The ultimate irony came as I looked over my shoulder. Outside, peeking in the window, were four Dresden operators who were supposedly being trained that morning. It was their training which we were celebrating. There was no room for them to get into the building, so they had boosted themselves up to the window for a peek. This picture of me was taken on that day.

Later in the day, the press retired to the tent for beer and bourbon. I drove back to O`Hare airport and heard the bulletin on the car radio about the assassination of Bobby Kennedy. I should have stayed for the bourbon. The picture below shows me on that day.


The Instructor's Panel

The instructor's control panel was a marvel of human factors engineering. It had a rectangular matrix of buttons. Most buttons had a maintained position, and a local (i.e. not computer controlled) back light to show status.

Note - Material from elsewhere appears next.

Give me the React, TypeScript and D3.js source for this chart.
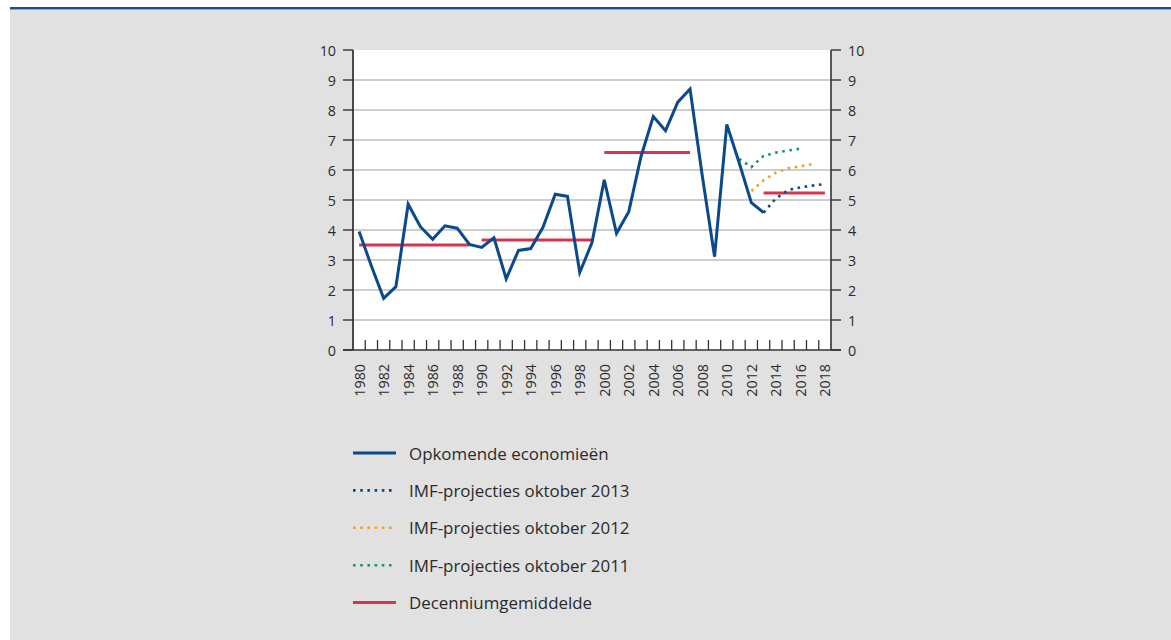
import React from "react";
import * as d3 from "d3";

const years = d3.range(1980, 2019);
const yTicks = [0, 1, 2, 3, 4, 5, 6, 7, 8, 9, 10];

// Opkomende economieën, 1980-2013
const actualYears = d3.range(1980, 2014);
const actual = [
  3.95, 2.8, 1.72, 2.11, 4.86, 4.11, 3.69, 4.14, 4.06, 3.52,
  3.42, 3.74, 2.37, 3.32, 3.38, 4.09, 5.19, 5.12, 2.58, 3.58,
  5.67, 3.89, 4.61, 6.45, 7.78, 7.31, 8.26, 8.7, 5.8, 3.11,
  7.52, 6.25, 4.91, 4.58,
];

const imf2013Years = [2013, 2014, 2015, 2016, 2017, 2018];
const imf2013 = [4.58, 5.05, 5.33, 5.42, 5.48, 5.53];

const imf2012Years = [2012, 2013, 2014, 2015, 2016, 2017];
const imf2012 = [5.3, 5.66, 5.91, 6.06, 6.12, 6.2];

const imf2011Years = [2011, 2012, 2013, 2014, 2015, 2016];
const imf2011 = [6.37, 6.1, 6.47, 6.58, 6.65, 6.71];

// decade averages: [from, to, value]
const decadeAvg: [number, number, number][] = [
  [1980, 1989, 3.5],
  [1990, 1999, 3.67],
  [2000, 2007, 6.58],
  [2013, 2018, 5.23],
];

const legendLabels = [
  "Opkomende economieën",
  "IMF-projecties oktober 2013",
  "IMF-projecties oktober 2012",
  "IMF-projecties oktober 2011",
  "Decenniumgemiddelde",
];

const BLUE = "#0a4a8c";
const RED = "#d9344f";
const ORANGE = "#f5a01a";
const GREEN = "#119678";
const FONT = "'Open Sans', 'Noto Sans', sans-serif";

const W = 1171;
const H = 640;
const margin = { left: 353, right: 831, top: 50, bottom: 350 };

export default function App() {
  const x = d3
    .scaleBand<number>()
    .domain(years)
    .range([margin.left, margin.right]);
  const cx = (yr: number) => (x(yr) as number) + x.bandwidth() / 2;
  const y = d3.scaleLinear().domain([0, 10]).range([margin.bottom, margin.top]);

  const line = (xs: number[], vs: number[]) =>
    d3
      .line<number>()
      .x((_, i) => cx(xs[i]))
      .y((v) => y(v))(vs) as string;

  const dotted = { strokeWidth: 2.6, strokeDasharray: "2.6 4.6" };

  const legendStyles = [
    { stroke: BLUE, dash: undefined, w: 3 },
    { stroke: BLUE, dash: "2.6 4.6", w: 2.6 },
    { stroke: ORANGE, dash: "2.6 4.6", w: 2.6 },
    { stroke: GREEN, dash: "2.6 4.6", w: 2.6 },
    { stroke: RED, dash: undefined, w: 3 },
  ];

  return (
    <svg
      width={W}
      height={H}
      style={{ position: "absolute", left: 0, top: 0, fontFamily: FONT }}
    >
      <rect x={0} y={0} width={W} height={H} fill="#ffffff" />
      <rect x={10} y={9} width={W - 10} height={H - 9} fill="#e1e1e1" />
      <rect x={10} y={7} width={W - 10} height={2.4} fill="#1d4f8f" />

      {/* plot area */}
      <rect
        x={margin.left}
        y={margin.top}
        width={margin.right - margin.left}
        height={margin.bottom - margin.top}
        fill="#ffffff"
      />
      {yTicks.slice(1, -1).map((t) => (
        <line
          key={"g" + t}
          x1={margin.left}
          x2={margin.right}
          y1={y(t)}
          y2={y(t)}
          stroke="#bcbcbc"
          strokeWidth={1.4}
        />
      ))}

      {/* y axes */}
      {yTicks.map((t) => (
        <g key={"yt" + t} fontSize={14.3} fill="#2a2a2a">
          <line x1={margin.left - 10} x2={margin.left} y1={y(t)} y2={y(t)} stroke="#333" strokeWidth={1.4} />
          <line x1={margin.right} x2={margin.right + 10} y1={y(t)} y2={y(t)} stroke="#333" strokeWidth={1.4} />
          <text x={margin.left - 17} y={y(t)} textAnchor="end" dominantBaseline="central">
            {t}
          </text>
          <text x={margin.right + 17} y={y(t)} textAnchor="start" dominantBaseline="central">
            {t}
          </text>
        </g>
      ))}
      <line x1={margin.left} x2={margin.left} y1={margin.top} y2={margin.bottom} stroke="#222" strokeWidth={1.6} />
      <line x1={margin.right} x2={margin.right} y1={margin.top} y2={margin.bottom} stroke="#333" strokeWidth={1.6} />

      {/* x axis: inner ticks at band edges */}
      {years.slice(1).map((yr) => (
        <line
          key={"xt" + yr}
          x1={x(yr)}
          x2={x(yr)}
          y1={margin.bottom - 10}
          y2={margin.bottom}
          stroke="#333"
          strokeWidth={1.3}
        />
      ))}
      {years
        .filter((yr) => yr % 2 === 0)
        .map((yr) => (
          <text
            key={"xl" + yr}
            transform={`translate(${cx(yr)},${margin.bottom + 14}) rotate(-90)`}
            textAnchor="end"
            dominantBaseline="central"
            fontSize={14.3}
            fill="#2a2a2a"
          >
            {yr}
          </text>
        ))}

      {/* decade averages */}
      {decadeAvg.map(([a, b, v]) => (
        <line
          key={"d" + a}
          x1={cx(a)}
          x2={cx(b)}
          y1={y(v)}
          y2={y(v)}
          stroke={RED}
          strokeWidth={3}
        />
      ))}

      {/* projections */}
      <path d={line(imf2011Years, imf2011)} fill="none" stroke={GREEN} {...dotted} />
      <path d={line(imf2012Years, imf2012)} fill="none" stroke={ORANGE} {...dotted} />
      <path d={line(imf2013Years, imf2013)} fill="none" stroke={BLUE} {...dotted} />

      {/* actual */}
      <path
        d={line(actualYears, actual)}
        fill="none"
        stroke={BLUE}
        strokeWidth={3}
        strokeLinejoin="miter"
      />

      {/* bottom axis line */}
      <line x1={margin.left - 10} x2={margin.right + 10} y1={margin.bottom} y2={margin.bottom} stroke="#333" strokeWidth={1.6} />

      {/* legend */}
      {legendLabels.map((lab, i) => {
        const ly = 453 + i * 37.4;
        const s = legendStyles[i];
        return (
          <g key={"lg" + i}>
            <line
              x1={353}
              x2={396}
              y1={ly}
              y2={ly}
              stroke={s.stroke}
              strokeWidth={s.w}
              strokeDasharray={s.dash}
            />
            <text x={409} y={ly} dominantBaseline="central" fontSize={16.9} fill="#2a2a2a">
              {lab}
            </text>
          </g>
        );
      })}
    </svg>
  );
}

Each thing the instructor could do had its own dedicated button. Yes, that's right, an individual button for every IC and one for every malfunction. The matrix of buttons served at the same time as a menu, a control device, a monitor of current status, and a limit to how many functions we could simulate. At the bottom of the consoles were a couple of thumb switches used to set the values of external parameters.

Nobody ever asked for training on how to operate the instructor's panel. In Morris, we put it right in the middle of the control room, just a few feet behind the operators. We didn't know about pedagogy, and nobody complained.

The Green Book

While I was doing all these things in Daytona Beach, Doug continued working on documentation back in Schenectady. It was finished about the same time the simulator was delivered.

The result was an enormous book, about 4 inches thick, full of equations, block diagrams, and curves from transient tests. It was obvious to everybody that this was high calorie technology. In combination with its thickness and timeliness, it impressed the hell out of everybody. It was bound in a green leather cover, and it soon became known as "The Green Book." It was marked as strictly proprietary General Electric information.

Nearly a decade later, I had occasion to have contact with a competitor who had delivered some BWR simulators. I was shocked to hear their engineers refer casually to "The Green Book". They were not supposed to have seen it or even heard of it!

My only consolation to having been the victim of industrial espionage was my knowledge that "The Green Book" documented the state of the models eight months before delivery. The changes made and bugs fixed in Daytona Beach during integration were never reported to Schenectady, nor incorporated in "The Green Book". I dreamt, hopefully, of my competitors wasting millions trying to fix bugs that had been fixed before.

Conclusion


A significant point regarding the simulator project never occurred to me until writing this paper. Whose decision was it to authorize so much paid overtime while the project was continuously ahead of schedule? Furthermore, how did the project come in under budget after paying these extra costs for overtime? Maybe the mysterious project manager John, was more Machiavellian than I ever suspected.

In any event, we who earn a living building or owning nuclear power plant training simulators all owe a debt to this pioneering project.